Moonshine Still
w/ SeepeopleS
Thurs. Dec. 8
10 p.m.
$7
Pour House
1977 Maybank Hwy.
571-4343

www.charlestonpourhouse.com

Going into their 10th year together, Georgia’s experimental jam-based rock band Moonshine Still have been touring the U.S. — from the Carolinas to the Rockies and back — all year behind their most ambitious recording yet, [R]evolution. Known among local fans for their rambunctious live performances and diverse catalog of complex, guitar’n’organ-based funk-rock, the Stills seem to be expanding into new audiences with a more modernized approach.

The band has recently souped up their light show, adding gear and a full-time lighting director, Michael Smalley. As tripped-out as the visual effects may be, the band’s recent efforts to incorporate a heavy “electronic” element to the rhythm section allow the organic Southern rock style to push ahead with an entirely new groove.

“In the last year, I started working with sequencers on computers,” says longtime drummer Will Robinson, 29. “Midi, controllers, loops, and waves … all sorts of stuff. I’ve been using Ableton Live, which is a great, versatile musical production software, and applied it to our live setting. It beat-matches wavs, mp3s, and other files. You can cut them up and play them as individual tracks, run them through effects, and control them through any kind of interface you like, be it a keyboard or mixing board or whatever.

“It gives me more freedom on the kit as well, because it acts like a metronome,” he adds. “I’m a melodic drummer. I play according to what the melodic phrase is, and base the time signature on that. It’s been cool getting into this new approach.”

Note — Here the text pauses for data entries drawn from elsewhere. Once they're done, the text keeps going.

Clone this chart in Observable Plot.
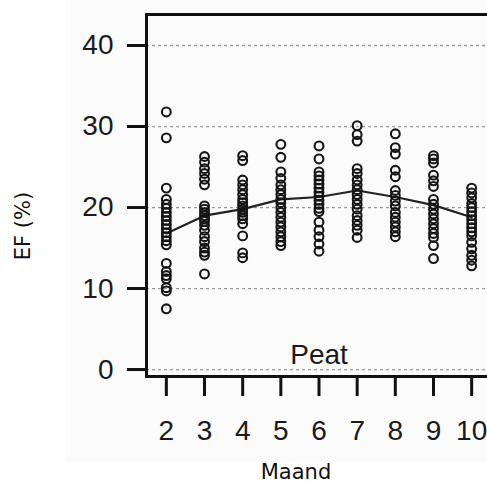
<!DOCTYPE html>
<html>
<head>
<meta charset="utf-8">
<script src="https://cdn.jsdelivr.net/npm/d3@7"></script>
<script src="https://cdn.jsdelivr.net/npm/@observablehq/plot@0.6"></script>
<style>
  html, body { margin: 0; padding: 0; background: #fff; overflow: hidden; }
  #wrap { position: relative; width: 487px; height: 489px; }
  #bg { position: absolute; left: 65px; top: 0; width: 422px; height: 462px; background: #fbfbfb; }
  #chart { position: absolute; left: 0; top: 0; }
  #ytitle { position: absolute; left: 23px; top: 226px; transform: translate(-50%, -50%) rotate(-90deg);
            font: 21px "DejaVu Sans", sans-serif; color: #111; white-space: nowrap; line-height: 1.164; }
</style>
</head>
<body>
<div id="wrap"><div id="bg"></div><div id="chart"></div><div id="ytitle"></div></div>
<script>
// Months on the x axis
const months = [2, 3, 4, 5, 6, 7, 8, 9, 10];
// EF (%) observations per month
const ef2  = [31.8, 28.6, 22.4, 21.0, 20.4, 19.9, 19.4, 18.9, 18.4, 17.9, 17.4, 16.9, 16.4, 15.9, 15.4, 13.1, 12.1, 11.6, 11.2, 10.1, 9.7, 7.5];
const ef3  = [26.3, 25.6, 24.8, 24.2, 23.5, 22.8, 20.2, 19.8, 19.4, 19.0, 18.6, 18.3, 17.8, 17.2, 16.4, 15.8, 15.0, 14.5, 14.1, 11.8];
const ef4  = [26.4, 25.8, 23.4, 22.8, 22.2, 21.6, 21.0, 20.6, 20.2, 19.8, 19.4, 19.0, 18.6, 18.0, 16.5, 14.4, 13.8];
const ef5  = [27.8, 26.2, 24.4, 23.6, 22.8, 22.2, 21.6, 21.0, 20.6, 20.0, 19.4, 18.8, 18.2, 17.6, 17.0, 16.4, 15.8, 15.3];
const ef6  = [27.6, 26.0, 24.4, 23.9, 23.4, 22.9, 22.4, 21.9, 21.4, 20.9, 20.4, 19.9, 19.5, 18.2, 17.2, 16.4, 15.5, 14.6];
const ef7  = [30.1, 29.0, 28.2, 24.8, 24.2, 23.4, 22.8, 22.2, 21.6, 21.0, 20.4, 19.8, 19.0, 18.4, 17.8, 17.2, 16.3];
const ef8  = [29.1, 27.4, 26.6, 24.6, 23.8, 22.1, 21.5, 20.8, 20.2, 19.4, 18.8, 18.2, 17.6, 17.0, 16.4];
const ef9  = [26.4, 26.0, 25.5, 24.0, 23.3, 22.6, 21.0, 20.4, 19.8, 19.2, 18.6, 18.0, 17.4, 16.8, 16.3, 15.3, 13.7];
const ef10 = [22.4, 21.8, 21.2, 20.5, 20.0, 19.5, 19.0, 18.5, 18.0, 17.5, 17.0, 16.5, 15.7, 14.9, 14.1, 13.5, 12.8];
// Mean line per month
const meanEF = [16.8, 19.0, 19.8, 21.0, 21.3, 22.1, 21.3, 20.3, 18.8];
// Tick values and labels
const yTicks = [0, 10, 20, 30, 40];
const xTicks = months;
const panelLabel = "Peat";
const xTitle = "Maand";
const yTitle = "EF (%)";

const series = [ef2, ef3, ef4, ef5, ef6, ef7, ef8, ef9, ef10];
const points = months.flatMap((m, i) => series[i].map(v => ({month: m, ef: v})));
const meanRows = months.map((m, i) => ({month: m, ef: meanEF[i]}));

const chart = Plot.plot({
  width: 487,
  height: 489,
  marginLeft: 146,
  marginRight: -4,
  marginTop: 14,
  marginBottom: 113,
  style: {background: "transparent", fontFamily: "Liberation Sans, Arial, sans-serif", fontSize: "28px", color: "#1a1a1a", maxWidth: "none", overflow: "hidden"},
  x: {type: "linear", domain: [1.48, 10.52], axis: null},
  y: {type: "linear", domain: [-0.86, 43.83], axis: null},
  marks: [
    Plot.ruleY(yTicks, {stroke: "#9a9a9a", strokeWidth: 1.3, strokeDasharray: "3,3"}),
    Plot.line(meanRows, {x: "month", y: "ef", stroke: "#222", strokeWidth: 2.2}),
    Plot.dot(points, {x: "month", y: "ef", r: 4.4, stroke: "#151515", strokeWidth: 2.1, fill: "none"}),
    Plot.frame({stroke: "#111", strokeWidth: 3}),
    Plot.axisY(yTicks, {anchor: "left", tickSize: 19, tickPadding: 14, strokeWidth: 3, stroke: "#111", label: null, fontSize: 28, fill: "#1a1a1a"}),
    Plot.axisX(xTicks, {anchor: "bottom", tickSize: 20, tickPadding: 24, strokeWidth: 3, stroke: "#111", label: null, fontSize: 28, fill: "#1a1a1a"}),
    Plot.text([panelLabel], {frameAnchor: "bottom", dy: -13, fontSize: 28, fill: "#1a1a1a"}),
    Plot.text([xTitle], {frameAnchor: "bottom", dx: -23, dy: 102, fontSize: 21, fontFamily: "DejaVu Sans", fill: "#111"})
  ]
});
document.getElementById("chart").appendChild(chart);
document.getElementById("ytitle").textContent = yTitle;
</script>
</body>
</html>
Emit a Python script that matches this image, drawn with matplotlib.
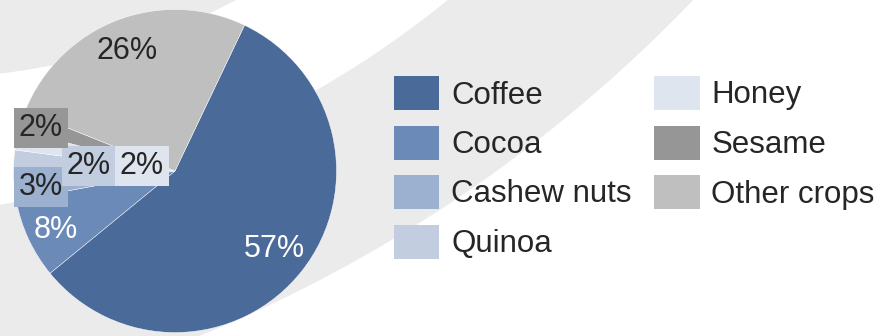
import matplotlib
matplotlib.use("Agg")
import matplotlib.pyplot as plt
from matplotlib.patches import Circle
import numpy as np

plt.rcParams['font.family'] = ['Liberation Sans', 'DejaVu Sans']

# ---- data ----
categories = ["Coffee", "Cocoa", "Cashew nuts", "Quinoa", "Honey", "Sesame", "Other crops"]
shares = [57, 8, 3, 2, 2, 2, 26]
pct_labels = ["57%", "8%", "3%", "2%", "2%", "2%", "26%"]

# ---- style / layout ----
colors = ["#4A6A9A", "#6B8AB7", "#9CB0CF", "#C2CDE0", "#DFE5EF", "#969696", "#BFBFBF"]
text_colors = ["white", "white", "#262626", "#262626", "#262626", "#262626", "#262626"]
boxed = [False, False, True, True, True, True, False]
label_px = [(274, 249), (56, 230), (41, 187), (89, 166), (142, 166), (41, 128), (127, 51)]
W, H = 881, 336
cx, cy, R = 175.0, 171.0, 161.5
BG = "#EBEBEB"

fig = plt.figure(figsize=(W / 100, H / 100), dpi=100)
fig.patch.set_facecolor("white")

# background swooshes
bg = fig.add_axes([0, 0, 1, 1])
bg.set_xlim(0, W)
bg.set_ylim(H, 0)
bg.axis("off")
bg.add_patch(Circle((-345, -995), 1438, color=BG, lw=0))
bg.add_patch(Circle((-170, -759), 978.6, color="white", lw=0))
bg.add_patch(Circle((-81, -602), 680.4, color=BG, lw=0))

# pie
lim = 1.02
pax = fig.add_axes([(cx - R * lim) / W, (H - cy - R * lim) / H, 2 * R * lim / W, 2 * R * lim / H])
pax.pie(shares, colors=colors, startangle=64.5, counterclock=False, radius=1,
        wedgeprops=dict(edgecolor="white", linewidth=0.3))
pax.set_xlim(-lim, lim)
pax.set_ylim(-lim, lim)
pax.axis("off")

# labels
lax = fig.add_axes([0, 0, 1, 1])
lax.set_xlim(0, W)
lax.set_ylim(H, 0)
lax.axis("off")
lax.patch.set_alpha(0)
for i, lab in enumerate(pct_labels):
    x, y = label_px[i]
    kw = {}
    if boxed[i]:
        kw["bbox"] = dict(boxstyle="square,pad=0.17", fc=colors[i], ec="none")
    lax.text(x, y, lab, ha="center", va="center", fontsize=22, color=text_colors[i], **kw)

# legend
handles = [plt.Rectangle((0, 0), 1, 1, fc=c, ec="none") for c in colors]
leg = fig.legend(handles, categories, ncol=2, loc="upper left",
                 bbox_to_anchor=(394 / W, 1 - 76 / H), bbox_transform=fig.transFigure,
                 frameon=False, fontsize=22.5, handlelength=1.45, handleheight=1.3,
                 handletextpad=0.38, columnspacing=0.72, labelspacing=0.48,
                 borderpad=0, borderaxespad=0, labelcolor="#262626")

fig.savefig("out.png", dpi=100, facecolor="white")
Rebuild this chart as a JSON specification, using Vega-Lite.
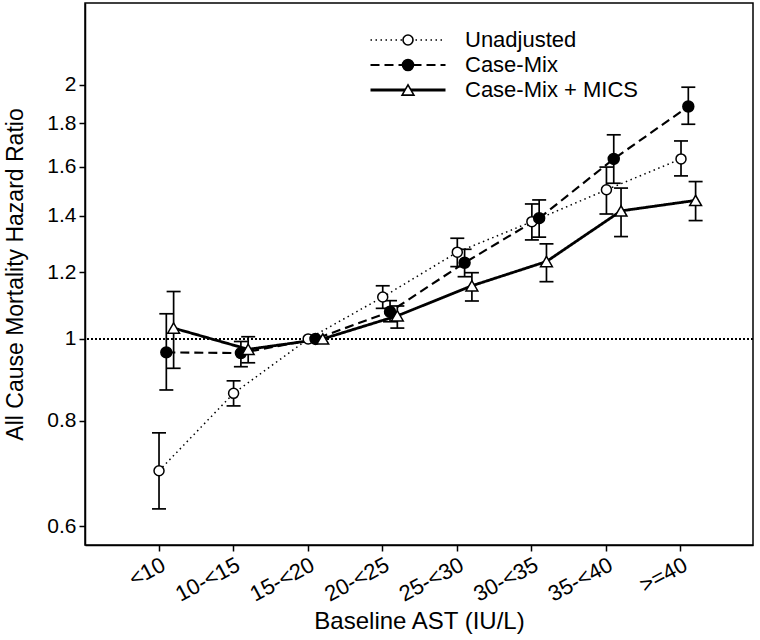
{
  "$schema": "https://vega.github.io/schema/vega-lite/v6.json",
  "width": 668,
  "height": 542,
  "autosize": "none",
  "padding": {"left": 85, "top": 3, "right": 7, "bottom": 95},
  "config": {
    "font": "Liberation Sans",
    "view": {"stroke": "black", "strokeWidth": 1.5},
    "axis": {
      "grid": false, "domainColor": "black", "domainWidth": 1.5,
      "tickColor": "black", "tickWidth": 1.5, "tickSize": 6,
      "labelColor": "black", "titleColor": "black",
      "labelFontSize": 21, "titleFontSize": 23, "titleFontWeight": "normal"
    },
    "legend": {
      "orient": "none", "legendX": 312, "legendY": 26, "title": null,
      "labelFontSize": 22, "labelOffset": 46, "labelLimit": 400, "rowPadding": 3, "padding": 0,
      "labelColor": "black", "symbolStrokeColor": "black"
    }
  },
  "data": {
    "values": [
      {"ast": "<10", "series": "Unadjusted", "hr": 0.698, "lo": 0.629, "hi": 0.774},
      {"ast": "<10", "series": "Case-Mix", "hr": 0.964, "lo": 0.870, "hi": 1.071},
      {"ast": "<10", "series": "Case-Mix + MICS", "hr": 1.030, "lo": 0.923, "hi": 1.138},
      {"ast": "10-<15", "series": "Unadjusted", "hr": 0.862, "lo": 0.833, "hi": 0.892},
      {"ast": "10-<15", "series": "Case-Mix", "hr": 0.962, "lo": 0.927, "hi": 0.993},
      {"ast": "10-<15", "series": "Case-Mix + MICS", "hr": 0.972, "lo": 0.937, "hi": 1.006},
      {"ast": "15-<20", "series": "Unadjusted", "hr": 1.0, "lo": null, "hi": null},
      {"ast": "15-<20", "series": "Case-Mix", "hr": 1.0, "lo": null, "hi": null},
      {"ast": "15-<20", "series": "Case-Mix + MICS", "hr": 1.0, "lo": null, "hi": null},
      {"ast": "20-<25", "series": "Unadjusted", "hr": 1.121, "lo": 1.087, "hi": 1.156},
      {"ast": "20-<25", "series": "Case-Mix", "hr": 1.077, "lo": 1.048, "hi": 1.110},
      {"ast": "20-<25", "series": "Case-Mix + MICS", "hr": 1.065, "lo": 1.030, "hi": 1.094},
      {"ast": "25-<30", "series": "Unadjusted", "hr": 1.267, "lo": 1.218, "hi": 1.316},
      {"ast": "25-<30", "series": "Case-Mix", "hr": 1.231, "lo": 1.185, "hi": 1.277},
      {"ast": "25-<30", "series": "Case-Mix + MICS", "hr": 1.156, "lo": 1.109, "hi": 1.198},
      {"ast": "30-<35", "series": "Unadjusted", "hr": 1.377, "lo": 1.310, "hi": 1.445},
      {"ast": "30-<35", "series": "Case-Mix", "hr": 1.390, "lo": 1.320, "hi": 1.461},
      {"ast": "30-<35", "series": "Case-Mix + MICS", "hr": 1.235, "lo": 1.169, "hi": 1.296},
      {"ast": "35-<40", "series": "Unadjusted", "hr": 1.502, "lo": 1.406, "hi": 1.598},
      {"ast": "35-<40", "series": "Case-Mix", "hr": 1.634, "lo": 1.529, "hi": 1.745},
      {"ast": "35-<40", "series": "Case-Mix + MICS", "hr": 1.418, "lo": 1.322, "hi": 1.509},
      {"ast": ">=40", "series": "Unadjusted", "hr": 1.634, "lo": 1.560, "hi": 1.716},
      {"ast": ">=40", "series": "Case-Mix", "hr": 1.885, "lo": 1.796, "hi": 1.987},
      {"ast": ">=40", "series": "Case-Mix + MICS", "hr": 1.459, "lo": 1.381, "hi": 1.536}
    ]
  },
  "transform": [{"calculate": "datum.series", "as": "marker"}],
  "layer": [
    {
      "mark": {"type": "rule", "color": "black", "strokeWidth": 1, "strokeDash": [1.5, 2.5]},
      "encoding": {
        "y": {"datum": 1, "type": "quantitative", "scale": {"type": "log", "domain": [0.57, 2.5], "nice": false},
          "axis": {"values": [0.6, 0.8, 1, 1.2, 1.4, 1.6, 1.8, 2], "format": "~g", "title": "All Cause Mortality Hazard Ratio", "titlePadding": 19, "labelPadding": 3}}
      }
    },
    {
      "encoding": {
        "x": {"field": "ast", "type": "nominal", "sort": ["<10", "10-<15", "15-<20", "20-<25", "25-<30", "30-<35", "35-<40", ">=40"],
          "scale": {"type": "band", "paddingInner": 0, "paddingOuter": 0.479, "align": 0.514},
          "axis": {"title": "Baseline AST (IU/L)", "titleFontSize": 24, "labelFontSize": 22, "labelAngle": -28, "labelPadding": 3, "titlePadding": 5}},
        "xOffset": {"field": "series", "type": "nominal", "sort": ["Unadjusted", "Case-Mix", "Case-Mix + MICS"],
          "scale": {"type": "point", "range": [37.3, 51.9], "padding": 0}}
      },
      "layer": [
        {
          "mark": {"type": "rule", "color": "black", "strokeWidth": 1.7},
          "encoding": {"y": {"field": "lo", "type": "quantitative"}, "y2": {"field": "hi"}}
        },
        {
          "mark": {"type": "tick", "color": "black", "size": 14, "thickness": 1.7, "opacity": 1},
          "encoding": {"y": {"field": "lo", "type": "quantitative"}}
        },
        {
          "mark": {"type": "tick", "color": "black", "size": 14, "thickness": 1.7, "opacity": 1},
          "encoding": {"y": {"field": "hi", "type": "quantitative"}}
        },
        {
          "mark": {"type": "line", "color": "black"},
          "encoding": {
            "y": {"field": "hr", "type": "quantitative"},
            "strokeDash": {"field": "series", "type": "nominal", "sort": {"field": "hr", "op": "min"},
              "scale": {"range": [[1.5, 3.5], [9, 5], [1, 0]]},
              "legend": {"symbolType": "M-7.5,0H7.5", "symbolSize": 100, "symbolFillColor": "transparent"}},
            "strokeWidth": {"field": "series", "type": "nominal", "sort": {"field": "hr", "op": "min"},
              "scale": {"range": [1.5, 2.8]},
              "legend": {"symbolType": "M-7.5,0H7.5", "symbolSize": 100, "symbolFillColor": "transparent"}}
          }
        },
        {
          "mark": {"type": "point", "filled": true, "stroke": "black", "strokeWidth": 1.5, "opacity": 1},
          "encoding": {
            "y": {"field": "hr", "type": "quantitative"},
            "shape": {"field": "marker", "type": "nominal", "sort": {"field": "hr", "op": "min"},
              "scale": {"range": ["circle", "circle", "triangle-up"]},
              "legend": {"labelColor": "transparent", "symbolStrokeColor": "black", "symbolStrokeWidth": 1.5, "symbolOpacity": 1,
                "encode": {"symbols": {"update": {"stroke": {"value": "black"}, "strokeWidth": {"value": 1.6}, "size": {"value": 170}}}}}},
            "fill": {"field": "marker", "type": "nominal", "sort": {"field": "hr", "op": "min"},
              "scale": {"range": ["white", "black", "white"]},
              "legend": {"labelColor": "transparent", "symbolStrokeColor": "black", "symbolStrokeWidth": 1.5, "symbolOpacity": 1,
                "encode": {"symbols": {"update": {"stroke": {"value": "black"}, "strokeWidth": {"value": 1.6}, "size": {"value": 170}}}}}},
            "size": {"field": "marker", "type": "nominal", "sort": {"field": "hr", "op": "min"},
              "scale": {"range": [100, 140]},
              "legend": {"labelColor": "transparent", "symbolStrokeColor": "black", "symbolStrokeWidth": 1.5, "symbolOpacity": 1,
                "encode": {"symbols": {"update": {"stroke": {"value": "black"}, "strokeWidth": {"value": 1.6}, "size": {"value": 170}}}}}}
          }
        }
      ]
    }
  ]
}
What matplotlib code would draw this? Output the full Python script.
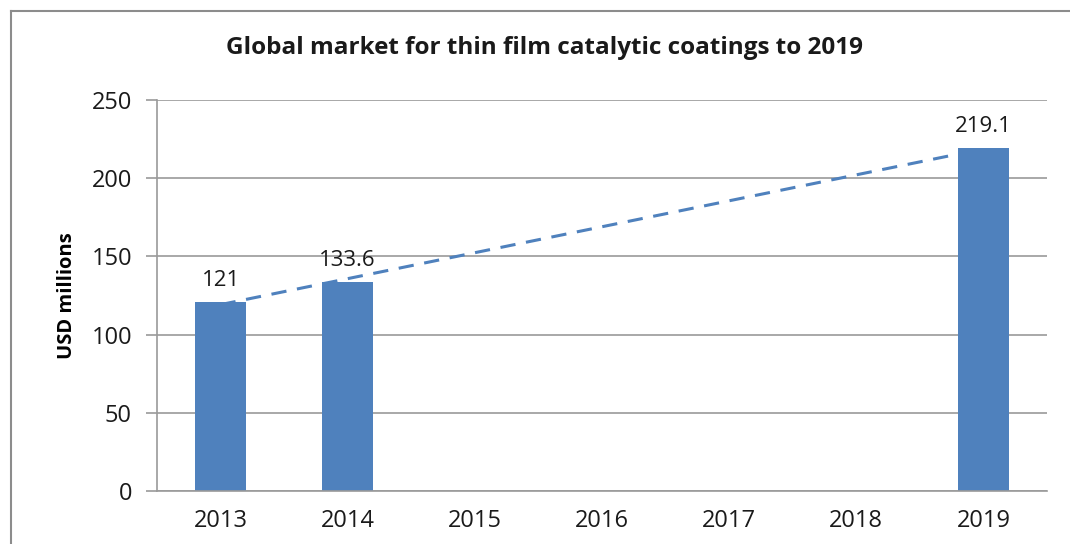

To nerd out and quote Neil Peart, all this machinery making modern music can still be open-hearted. Honestly.

“I’m not ignoring the acoustic drums,” Robinson assures. “It’s just adding a whole new element to what we’ve been doing for years. It’s a whole new level. We use this on four or five songs and we rotate those from night to night. It doesn’t sound like anything else out there, for sure.”

For Robinson and his bandmates — guitarist/lead vocalist Scot Baston, lead guitarist David Shore, keyboardist Trippe Wright, bassist Ray Petren, and percussionist Bill Jarrett (who’s adding bits of computerized rhythms of his own) — the heart and soul of Moonshine Still’s groove-oriented music will always stay intact, regardless of the mechanical additions.

“We really try and hold on to Macon [Ga.] as a community, because that’s where the band started,” says Robinson of their home base. “It has an incredible music heritage, which is somewhat forgotten because the scene burned out a while back. It’s not just the Allmans; it’s Percy Sledge, Sam & Dave, Otis Redding. Jimi Hendrix even got a bit of a start there when he was living with his aunt and backing up Percy Sledge in one of his first guitar gigs. There’s just tons of soul music from the area, which we like.”